#### Stored data:
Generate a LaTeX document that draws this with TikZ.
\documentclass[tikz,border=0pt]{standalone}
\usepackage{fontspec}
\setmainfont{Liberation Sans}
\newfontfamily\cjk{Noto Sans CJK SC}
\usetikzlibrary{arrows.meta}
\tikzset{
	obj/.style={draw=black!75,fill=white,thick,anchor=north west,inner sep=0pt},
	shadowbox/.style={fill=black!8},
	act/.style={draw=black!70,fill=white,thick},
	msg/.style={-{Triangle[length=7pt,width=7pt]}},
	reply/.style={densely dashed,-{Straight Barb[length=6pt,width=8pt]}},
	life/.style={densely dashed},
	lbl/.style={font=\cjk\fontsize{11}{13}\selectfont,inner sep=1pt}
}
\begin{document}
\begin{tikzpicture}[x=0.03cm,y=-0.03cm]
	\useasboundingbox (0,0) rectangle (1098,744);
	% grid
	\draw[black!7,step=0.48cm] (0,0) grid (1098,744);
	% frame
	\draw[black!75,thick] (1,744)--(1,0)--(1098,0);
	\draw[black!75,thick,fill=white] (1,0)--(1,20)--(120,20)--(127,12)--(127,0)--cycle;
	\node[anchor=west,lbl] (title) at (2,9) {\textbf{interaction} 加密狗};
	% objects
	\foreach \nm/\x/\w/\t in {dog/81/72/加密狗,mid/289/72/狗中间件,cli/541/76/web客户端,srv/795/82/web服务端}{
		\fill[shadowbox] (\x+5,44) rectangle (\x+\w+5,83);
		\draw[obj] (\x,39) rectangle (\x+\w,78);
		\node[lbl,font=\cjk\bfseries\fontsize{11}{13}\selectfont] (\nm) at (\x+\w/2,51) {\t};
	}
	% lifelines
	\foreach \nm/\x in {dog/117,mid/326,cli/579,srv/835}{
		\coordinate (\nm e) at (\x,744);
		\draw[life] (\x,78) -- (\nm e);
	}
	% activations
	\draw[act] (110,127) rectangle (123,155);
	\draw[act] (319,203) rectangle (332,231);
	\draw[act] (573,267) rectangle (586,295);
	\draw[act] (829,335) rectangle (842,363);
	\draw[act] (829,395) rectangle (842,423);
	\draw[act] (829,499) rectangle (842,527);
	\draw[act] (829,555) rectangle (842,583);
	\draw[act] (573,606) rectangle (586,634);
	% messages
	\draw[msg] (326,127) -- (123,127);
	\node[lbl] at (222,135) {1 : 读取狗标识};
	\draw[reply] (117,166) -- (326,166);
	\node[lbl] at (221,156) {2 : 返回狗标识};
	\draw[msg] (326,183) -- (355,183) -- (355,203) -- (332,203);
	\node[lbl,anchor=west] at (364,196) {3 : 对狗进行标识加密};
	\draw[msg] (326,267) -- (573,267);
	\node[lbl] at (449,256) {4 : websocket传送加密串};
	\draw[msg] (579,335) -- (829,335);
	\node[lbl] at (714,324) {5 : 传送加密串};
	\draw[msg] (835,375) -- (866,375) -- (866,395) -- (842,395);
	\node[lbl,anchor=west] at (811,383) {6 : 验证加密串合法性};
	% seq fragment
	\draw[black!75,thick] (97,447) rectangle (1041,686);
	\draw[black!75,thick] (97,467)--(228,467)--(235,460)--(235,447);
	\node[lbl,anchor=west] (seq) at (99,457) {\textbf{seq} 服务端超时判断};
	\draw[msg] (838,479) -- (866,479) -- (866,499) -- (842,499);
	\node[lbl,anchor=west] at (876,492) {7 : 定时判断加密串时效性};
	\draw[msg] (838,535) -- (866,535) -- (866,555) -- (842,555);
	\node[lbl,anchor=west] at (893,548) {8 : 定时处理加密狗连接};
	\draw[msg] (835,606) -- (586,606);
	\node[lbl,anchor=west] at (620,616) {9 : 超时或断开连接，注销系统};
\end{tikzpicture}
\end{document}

#### The exercise:
Using the listing above, retype each line exactly.

#### Final answer:
Generate a LaTeX document that draws this with TikZ.
\documentclass[tikz,border=0pt]{standalone}
\usepackage{fontspec}
\setmainfont{Liberation Sans}
\newfontfamily\cjk{Noto Sans CJK SC}
\usetikzlibrary{arrows.meta}
\tikzset{
	obj/.style={draw=black!75,fill=white,thick,anchor=north west,inner sep=0pt},
	shadowbox/.style={fill=black!8},
	act/.style={draw=black!70,fill=white,thick},
	msg/.style={-{Triangle[length=7pt,width=7pt]}},
	reply/.style={densely dashed,-{Straight Barb[length=6pt,width=8pt]}},
	life/.style={densely dashed},
	lbl/.style={font=\cjk\fontsize{11}{13}\selectfont,inner sep=1pt}
}
\begin{document}
\begin{tikzpicture}[x=0.03cm,y=-0.03cm]
	\useasboundingbox (0,0) rectangle (1098,744);
	% grid
	\draw[black!7,step=0.48cm] (0,0) grid (1098,744);
	% frame
	\draw[black!75,thick] (1,744)--(1,0)--(1098,0);
	\draw[black!75,thick,fill=white] (1,0)--(1,20)--(120,20)--(127,12)--(127,0)--cycle;
	\node[anchor=west,lbl] (title) at (2,9) {\textbf{interaction} 加密狗};
	% objects
	\foreach \nm/\x/\w/\t in {dog/81/72/加密狗,mid/289/72/狗中间件,cli/541/76/web客户端,srv/795/82/web服务端}{
		\fill[shadowbox] (\x+5,44) rectangle (\x+\w+5,83);
		\draw[obj] (\x,39) rectangle (\x+\w,78);
		\node[lbl,font=\cjk\bfseries\fontsize{11}{13}\selectfont] (\nm) at (\x+\w/2,51) {\t};
	}
	% lifelines
	\foreach \nm/\x in {dog/117,mid/326,cli/579,srv/835}{
		\coordinate (\nm e) at (\x,744);
		\draw[life] (\x,78) -- (\nm e);
	}
	% activations
	\draw[act] (110,127) rectangle (123,155);
	\draw[act] (319,203) rectangle (332,231);
	\draw[act] (573,267) rectangle (586,295);
	\draw[act] (829,335) rectangle (842,363);
	\draw[act] (829,395) rectangle (842,423);
	\draw[act] (829,499) rectangle (842,527);
	\draw[act] (829,555) rectangle (842,583);
	\draw[act] (573,606) rectangle (586,634);
	% messages
	\draw[msg] (326,127) -- (123,127);
	\node[lbl] at (222,135) {1 : 读取狗标识};
	\draw[reply] (117,166) -- (326,166);
	\node[lbl] at (221,156) {2 : 返回狗标识};
	\draw[msg] (326,183) -- (355,183) -- (355,203) -- (332,203);
	\node[lbl,anchor=west] at (364,196) {3 : 对狗进行标识加密};
	\draw[msg] (326,267) -- (573,267);
	\node[lbl] at (449,256) {4 : websocket传送加密串};
	\draw[msg] (579,335) -- (829,335);
	\node[lbl] at (714,324) {5 : 传送加密串};
	\draw[msg] (835,375) -- (866,375) -- (866,395) -- (842,395);
	\node[lbl,anchor=west] at (811,383) {6 : 验证加密串合法性};
	% seq fragment
	\draw[black!75,thick] (97,447) rectangle (1041,686);
	\draw[black!75,thick] (97,467)--(228,467)--(235,460)--(235,447);
	\node[lbl,anchor=west] (seq) at (99,457) {\textbf{seq} 服务端超时判断};
	\draw[msg] (838,479) -- (866,479) -- (866,499) -- (842,499);
	\node[lbl,anchor=west] at (876,492) {7 : 定时判断加密串时效性};
	\draw[msg] (838,535) -- (866,535) -- (866,555) -- (842,555);
	\node[lbl,anchor=west] at (893,548) {8 : 定时处理加密狗连接};
	\draw[msg] (835,606) -- (586,606);
	\node[lbl,anchor=west] at (620,616) {9 : 超时或断开连接，注销系统};
\end{tikzpicture}
\end{document}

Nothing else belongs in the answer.